Version of Churchill’s hated portrait immortalized in ‘The Crown’ goes up for auction

Graham Sutherland's portrait of Winston Churchill, painted to commemorate the-then Prime Minister's 80th birthday in 1954, was immortalized in the Netflix show "The Crown."Graham Sutherland’s portrait of Winston Churchill, painted to commemorate the-then Prime Minister’s 80th birthday in 1954, was immortalized in the Netflix show “The Crown.” Alex Bailey/Netflix

“That is not a painting, it’s a humiliation!” Winston Churchill (played by John Lithgow) angrily tells the renowned painter Graham Sutherland (actor Stephen Dillane) in the first season of “The Crown,” Netflix’s six-series dramatization about the English monarchy. Churchill is talking about his own portrait, commissioned to celebrate his 80th birthday, as it is unveiled in London’s Westminster Hall in November 1954.

Churchill goes on to describe his appearance in the painting as “a broken, sagging, pitiful creature,” Sutherland as “a Judas wielding his murderous brush,” and concludes the whole work is “a betrayal of friendship, and an unpatriotic, treacherous, cowardly assault by the individualistic left!”

The episode ends with Churchill’s wife Clementine (played by Harriet Walter) watching it burn on a bonfire outside their home.

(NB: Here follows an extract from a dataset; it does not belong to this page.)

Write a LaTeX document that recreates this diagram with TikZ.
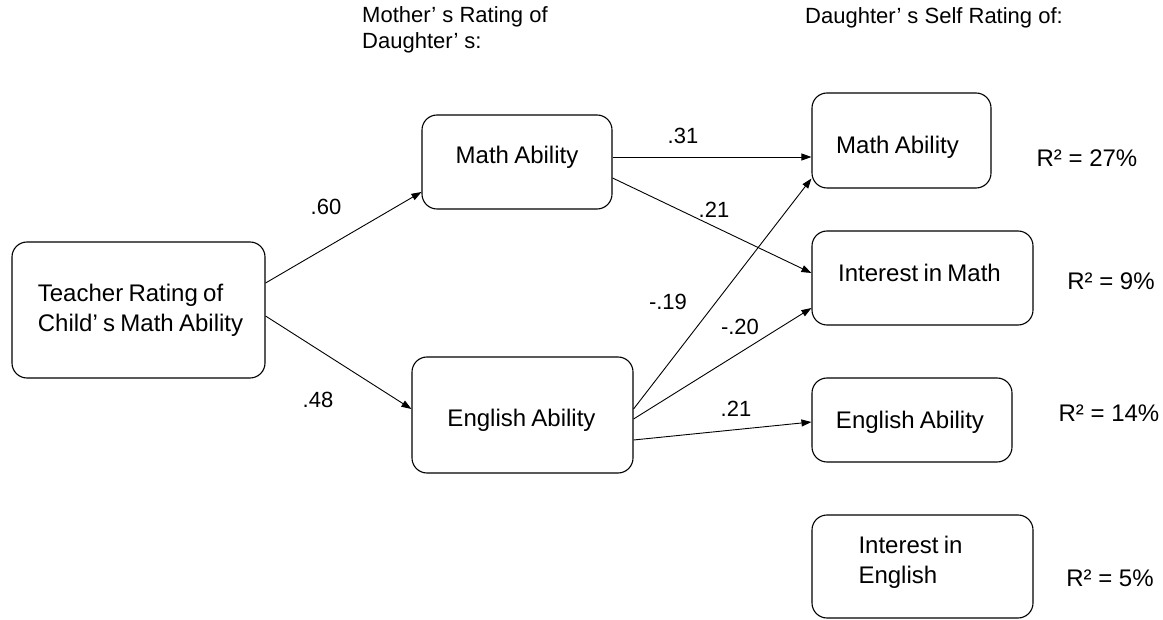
\documentclass[tikz,border=0pt]{standalone}
\usepackage{fontspec}
\setmainfont{Liberation Sans}
\usetikzlibrary{arrows.meta}
\newcommand\boxfont{\fontsize{24}{30}\selectfont\spaceskip=0.22em\relax}
\tikzset{
  box/.style={draw, line width=1.1pt, rounded corners=15pt, inner sep=0pt},
  txt/.style={font=\boxfont, inner sep=0pt, anchor=center},
  hdr/.style={font=\fontsize{22}{26}\selectfont, inner sep=0pt, anchor=west, align=left},
  coef/.style={font=\fontsize{22}{26}\selectfont, inner sep=0pt},
  rsq/.style={font=\fontsize{24}{26}\selectfont, inner sep=0pt},
  path/.style={line width=0.9pt, -{Triangle[length=10pt,width=7pt]}}
}
\begin{document}
\begin{tikzpicture}[x=1pt,y=-1pt]
  \useasboundingbox (0,0) rectangle (1163,620);

  % column headings
  \node[hdr] (hmom) at (362,30) {Mother’ s Rating of\\Daughter’ s:};
  \node[hdr] (hdau) at (805,18) {Daughter’ s Self Rating of:};

  % boxes
  \node[box, minimum width=253pt, minimum height=136pt] (tch) at (138.5,310) {};
  \node[box, minimum width=190pt, minimum height=94pt]  (mm)  at (517,162) {};
  \node[box, minimum width=221pt, minimum height=116pt] (me)  at (522.5,415) {};
  \node[box, minimum width=179pt, minimum height=95pt]  (dm)  at (901.5,140.5) {};
  \node[box, minimum width=221pt, minimum height=94pt]  (im)  at (922.5,278) {};
  \node[box, minimum width=200pt, minimum height=84pt]  (de)  at (912,420) {};
  \node[box, minimum width=221pt, minimum height=103pt] (ie)  at (922.5,566.5) {};

  % box texts
  \node[txt, align=left] (ttch) at ([xshift=2pt]tch.center) {Teacher Rating of\\Child’ s Math Ability};
  \node[txt] (tmm) at ([yshift=5pt]mm.center) {Math Ability};
  \node[txt] (tme) at ([yshift=-5pt,xshift=-1pt]me.center) {English Ability};
  \node[txt] (tdm) at ([yshift=-6.5pt,xshift=-4pt]dm.center) {Math Ability};
  \node[txt] (tim) at ([yshift=5pt,xshift=-3pt]im.center) {Interest in Math};
  \node[txt] (tde) at ([yshift=-2pt,xshift=-2pt]de.center) {English Ability};
  \node[txt, align=left] (tie) at ([yshift=4pt,xshift=-12pt]ie.center) {Interest in\\English};

  % explained variance
  \node[rsq] (r1) at (1087,158) {R² = 27\%};
  \node[rsq] (r2) at (1111,281) {R² = 9\%};
  \node[rsq] (r3) at (1109,413) {R² = 14\%};
  \node[rsq] (r4) at (1110,578) {R² = 5\%};

  % paths
  \draw[path] ([yshift=27pt]tch.east) -- ([yshift=-30pt]mm.west);
  \draw[path] ([yshift=-6pt]tch.east) -- ([yshift=6pt]me.west);
  \draw[path] ([yshift=5pt]mm.east) -- ([yshift=-16.5pt]dm.west);
  \draw[path] ([yshift=-16pt]mm.east) -- ([yshift=5pt]im.west);
  \draw[path] ([yshift=6pt]me.east) -- ([yshift=-38pt]dm.west);
  \draw[path] ([yshift=-4pt]me.east) -- ([yshift=-30pt]im.west);
  \draw[path] ([yshift=-25pt]me.east) -- ([yshift=-2pt]de.west);

  % path coefficients
  \node[coef] (c1) at (326,207) {.60};
  \node[coef] (c2) at (318,400) {.48};
  \node[coef] (c3) at (683,136) {.31};
  \node[coef] (c4) at (714,210) {.21};
  \node[coef] (c5) at (668,302) {-.19};
  \node[coef] (c6) at (740,327) {-.20};
  \node[coef] (c7) at (736,409) {.21};
\end{tikzpicture}
\end{document}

Evidently, he was not a fan.

This painted study of Churchill by Sutherland, made in preparation of the portrait, is up for auction for the first time.

While “The Crown” is not a documentary, it is true that the 80th birthday portrait —described by Churchill as “filthy and malignant” in a letter to his personal doctor — was burned.

“I think he was quite vain about his image,” Andre Zlattinger, Deputy Chairman UK and Head of Modern British & Irish Art at Sotheby’s, explained during a press briefing. “He’d had a stroke in 1953 so for him (how he was perceived) was important at that time. He’d won the election in 1951 by a narrow margin, and there was quite a lot of debate about him and his leadership.”

While the painting itself was destroyed, a painted study of Churchill — created by Sutherland in preparation for the infamous birthday portrait — is now on display at the UK’s Blenheim Palace until April 21, in the room where Churchill was born 150 years ago. Sutherland gave the study to his friend Alfred Hecht, who kept it for the rest of his life before gifting it to the current owner. After its stint at the palace, it is headed for Sotheby’s New York and London, before being auctioned for the first time on June 6 — where it is estimated fetch as much as £800,000 ($997,000).

“(Sutherland) caught him in a much more relaxed, intimate way,” Zlattinger said of the study, a small canvas painted in oils. “It’s a very different depiction to the (later) painting which obviously Churchill didn’t like and was later destroyed.”

Controlling the narrative

Churchill was far from the only leader to micromanage his image, though; rulers have been controlling and falsifying their images for centuries. Sculptures of Ancient Egyptian pharaohs were stylized in ways to demonstrate their power. The female pharaoh Hatshepsut of the Eighteenth Dynasty diverted from reality completely by having herself depicted with a male torso.

Graham Sutherland, seen with the-then unfinished but eventually much-maligned portrait of Churchill. In Netlfix's depiction of events, Churchill described his appearance in the painting as “a broken, sagging, pitiful creature,” and Sutherland as “a Judas wielding his murderous brush.”

In the UK, Queen Elizabeth I is perhaps the most obvious example of a ruler distorting their image. Robert Blyth, Senior Curator of World and Maritime History at Royal Museums Greenwich, told CNN that after her 40s Elizabeth “simply didn’t age”. In The Rainbow Portrait, one of her most famous paintings, any wrinkles a woman in her 60s might have had are carefully smoothed over.

Queen Victoria, crowned more than 250 years after Elizabeth, also used painting to disguise her age, though the academic Ira B. Nadel wrote that her interest in photography eventually made her “intolerant of idealized or inaccurate portraits.”

Blyth explains that, like Churchill, “a touch of vanity” drove monarchs’ tightly controlled image; “Who would want to have their portrait painted and look exactly as they do?”, he joked. However, leaders also needed to provide political stability. Elizabeth I was “the end of the Tudor line”, Blyth noted. “The idea of her image reflecting any frailty would have caused suspicion.”